Admirers and collectors will need no reminding of the authority of Järvi's videoed Beethoven cycle with the Deutsche Kammerphilharmonie Bremen. Pulsating with tension, his Egmont ploughed the drama and rose to glory. The precision attack was to be relished, the piccolo at the end piercingly clear (Keith Bragg), the use of hard-stick ‘period’ kettledrums, a recurrent trend these days, underpinning the action with not a little fire and gallantry (Antoine Siguré). (Like modern pianos, modern timpani are a different breed of instrument, at the expense of their original rattling physicality.)

London-based Viktoria Mullova is ever-youthful. Watching her, listening to the unfailing brilliance and power of her playing, she's still that slim Moscow girl of the early-eighties, winning the Sibelius and Tchaikovsky competitions, defecting with her Georgian lover to the West, her story “the stuff of spy movies”. Her Sibelius Concerto was arresting, its accuracy and intonation compelling (octaves and harmonics not least). This was a silk-and-cream performance, the first movement emphasising its cadenzas, the Adagio like an old tale, each slur, accent and tenuto, each rhythmic grouping and dynamic curve, carrying feeling and meaning. “The people [of the Baltic] might seem cold and cool”, Andrew Mellor reports her as saying, “but underneath they are very, very emotional, they cry easily.”


For an encore she offered Arvo Pärt's 2007 Passacaglia written for Gidon Kremer's sixtieth birthday – a piece journeying from ghostly, metrically/temporally metamorphosised echoes of the Beethoven Concerto (the repeated open string A/E fifths) to a brief, unexpectedly Hebraic, close. This was refined, the final cadenza a teasing mixture of arco and pizzicato (Pärt leaves options open). Maybe the Philharmonia was a touch uneasy (and I would have preferred more tangibly audible viola and cello slurring at the start), but the last bar was unadulterated magic, a hushed pppp A-major chord that hummed from nowhere into nothing (compared with her recent Estonian National Symphony recording which has Järvi relatively present at this point). Classy.

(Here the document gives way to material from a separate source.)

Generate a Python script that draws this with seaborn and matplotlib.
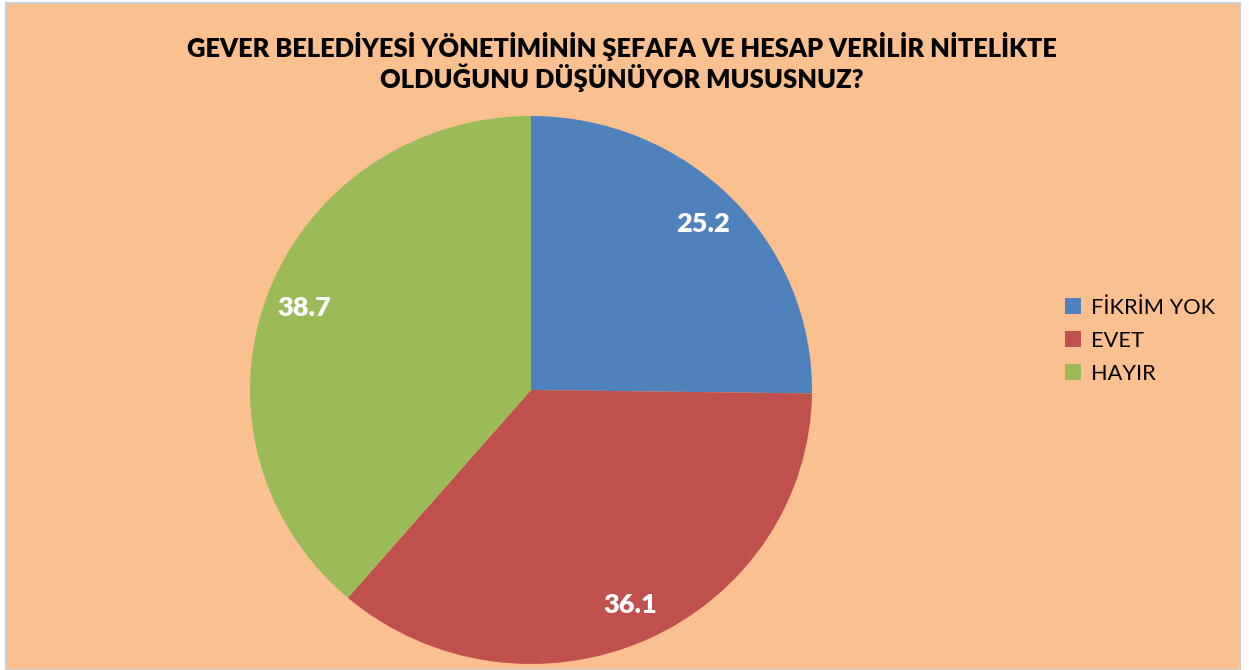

Järvi has never been a man given to histrionics or showmanship: he's far closer to his father, Neeme, than his younger brother, Kristjan. In his Frankfurt days, his Tchaikovsky was more in the Haitink vein than anything Russian or American, overdrive mattering less than a quality pulse and honesty to the page. This 'Pathétique' emphasised beauty of tone and ensemble. Carlos Ferreria led the clarinets with distinction, likewise Robin O'Neill the bassoons. The brass, from stridency to appeasement, found a filmic dimension, impeccably in accord. Cellos and basses plumbed Jovian gravity, the codas of the outer movements – the descending major scales of one, the life-ebbing minor throb of the other – up there with the finest.

In an effort to stem audience intervention, prompted perhaps by the autograph/published pause signs at the end of each movement, Järvi went for a segue reading, effectively turning the work into a fantasia in four tableaux, further subdivided. It made for a powerful, theatrical re-focussing of familiar landmarks, their unconventionality primed in provocative, almost operatic light. “The best thing I have composed”, believed Tchaikovsky – and that's what it felt like.